BRIEF>
Begin with the first line below and retype each line exactly through the line containing "import seaborn as sns". Any pictures are to be left out.

GIVEN MATERIAL>
****************************************
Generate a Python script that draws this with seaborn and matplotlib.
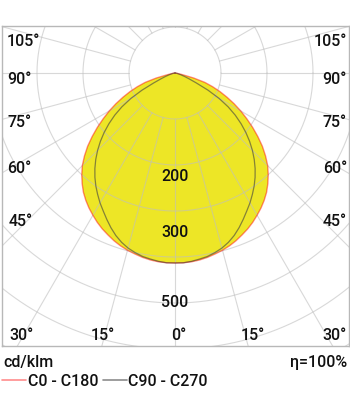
import numpy as np
import pandas as pd
import matplotlib
matplotlib.use("Agg")
import matplotlib.pyplot as plt
from matplotlib.lines import Line2D
import seaborn as sns

# ---------------- data (cd/klm), read at 2.5 deg steps ----------------
gamma_deg = [0, 2.5, 5, 7.5, 10, 12.5, 15, 17.5, 20, 22.5, 25, 27.5, 30, 32.5, 35, 37.5,
             40, 42.5, 45, 47.5, 50, 52.5, 55, 57.5, 60, 62.5, 65, 67.5, 70, 72.5, 75,
             77.5, 80, 82.5, 85, 87.5, 90]
c0_c180 = [413, 413, 412, 410, 407, 403, 399, 394, 388, 381, 374, 366, 357, 348, 338, 327,
           314, 300, 285, 267, 248, 227, 206, 185, 165, 145, 125, 106, 87, 68, 42,
           16, 6, 2, 1, 0, 0]
c90_c270 = [413, 413, 411, 408, 405, 400, 394, 386, 376, 364, 351, 338, 326, 313, 300, 286,
            271, 255, 238, 220, 201, 181, 160, 137, 111, 81, 51, 33, 22, 14, 9,
            6, 4, 2, 1, 0, 0]
series_names = ["C0 - C180", "C90 - C270"]

ring_values = [100, 200, 300, 400, 500, 600, 700, 800]
spoke_angles = [0, 15, 30, 45, 60, 75, 90, 105, 120, 135, 150, 165, 180]
ring_labels = ["200", "300", "500"]
ring_label_pos = [226, 346, 498]
side_labels = ["105°", "90°", "75°", "60°", "45°"]
bottom_labels = ["30°", "15°", "0°", "15°", "30°"]
unit_label = "cd/klm"
eff_label = "η=100%"

# ---------------- style ----------------
sns.set_style("white")
plt.rcParams["font.family"] = ["Roboto", "DejaVu Sans"]
FS = 11.5
FW = "medium"
TXT = "#111111"
YELLOW = "#ede626"
RED = (1.0, 0.0, 0.0, 0.45)
GREY = (0.25, 0.25, 0.25, 0.6)
GRID = (0.75, 0.75, 0.75, 0.6)

W, H = 350, 395
fig = plt.figure(figsize=(W / 100, H / 100), dpi=100)

def fx(px):
    return px / W

def fy(py):
    return 1 - py / H

# axes box in pixels
bx0, bx1, by0, by1 = 1.5, 349, 26, 346
ax = fig.add_axes([fx(bx0), fy(by1), (bx1 - bx0) / W, (by1 - by0) / H])
scale = 0.46  # px per cd/klm
cx, cy = 175, 73
ax.set_xlim(-(cx - bx0) / scale, (bx1 - cx) / scale)
ax.set_ylim(-(by1 - cy) / scale, (cy - by0) / scale)
ax.set_xticks([])
ax.set_yticks([])
for s in ax.spines.values():
    s.set_color("#b8b8b8")
    s.set_linewidth(1.0)

def curve_df(values):
    g = np.radians(np.array(gamma_deg, dtype=float))
    v = np.array(values, dtype=float)
    # left half (C180 / C270) from 90 deg down to 0, then right half 0 -> 90
    ang = np.concatenate([-g[::-1], g[1:]])
    val = np.concatenate([v[::-1], v[1:]])
    return pd.DataFrame({"x": val * np.sin(ang), "y": -val * np.cos(ang),
                         "k": np.arange(len(ang))})

df0 = curve_df(c0_c180)
df90 = curve_df(c90_c270)

# fill
ax.fill(df0["x"], df0["y"], color=YELLOW, lw=0, zorder=1)

# grid rings
t = np.linspace(0, 2 * np.pi, 721)
for r in ring_values:
    ax.plot(r * np.cos(t), r * np.sin(t), color=GRID, lw=0.8, zorder=2)
# spokes
r_in, r_out = ring_values[0], 900
for a in spoke_angles:
    for sgn in ([1] if a in (0, 180) else [-1, 1]):
        ar = np.radians(a) * sgn
        ax.plot([r_in * np.sin(ar), r_out * np.sin(ar)],
                [-r_in * np.cos(ar), -r_out * np.cos(ar)],
                color=GRID, lw=0.8, zorder=2)

# curves
sns.lineplot(data=df0, x="x", y="y", sort=False, estimator=None, color=RED,
             lw=1.0, ax=ax, zorder=4, legend=False)
sns.lineplot(data=df90, x="x", y="y", sort=False, estimator=None, color=GREY,
             lw=0.9, ax=ax, zorder=5, legend=False)
ax.set_xlabel("")
ax.set_ylabel("")

# ring labels
for lab, pos in zip(ring_labels, ring_label_pos):
    ax.text(0, -pos, lab, ha="center", va="center", fontsize=FS, fontweight=FW,
            color=TXT, zorder=6)

# angle labels
side_y = [42, 79.5, 122.5, 168, 221]
side_xl = [7, 7, 7, 7, 9]
for lab, py, pxl in zip(side_labels, side_y, side_xl):
    fig.text(fx(pxl), fy(py), lab, ha="left", va="center", fontsize=FS,
             fontweight=FW, color=TXT)
    fig.text(fx(347), fy(py), lab, ha="right", va="center", fontsize=FS,
             fontweight=FW, color=TXT)
bot_x = [9, 103, 179, 253, 347]
bot_ha = ["left", "center", "center", "center", "right"]
for lab, px, ha in zip(bottom_labels, bot_x, bot_ha):
    fig.text(fx(px), fy(335), lab, ha=ha, va="center", fontsize=FS,
             fontweight=FW, color=TXT)

fig.text(fx(3), fy(362), unit_label, ha="left", va="center", fontsize=FS,
         fontweight=FW, color=TXT)
fig.text(fx(347), fy(362), eff_label, ha="right", va="center", fontsize=FS,
         fontweight=FW, color=TXT)

handles = [Line2D([], [], color=RED, lw=1.2), Line2D([], [], color=GREY, lw=1.2)]
fig.legend(handles, series_names, loc="center left", bbox_to_anchor=(fx(2), fy(381)),
           ncol=2, frameon=False, handlelength=1.5, handletextpad=0.1,
           columnspacing=0.3, borderpad=0, borderaxespad=0,
           prop={"size": FS, "weight": FW}, labelcolor=TXT)

fig.savefig("out.png", dpi=100)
****************************************
SOLUTION TO THIS TASK>
Generate a Python script that draws this with seaborn and matplotlib.
import numpy as np
import pandas as pd
import matplotlib
matplotlib.use("Agg")
import matplotlib.pyplot as plt
from matplotlib.lines import Line2D
import seaborn as sns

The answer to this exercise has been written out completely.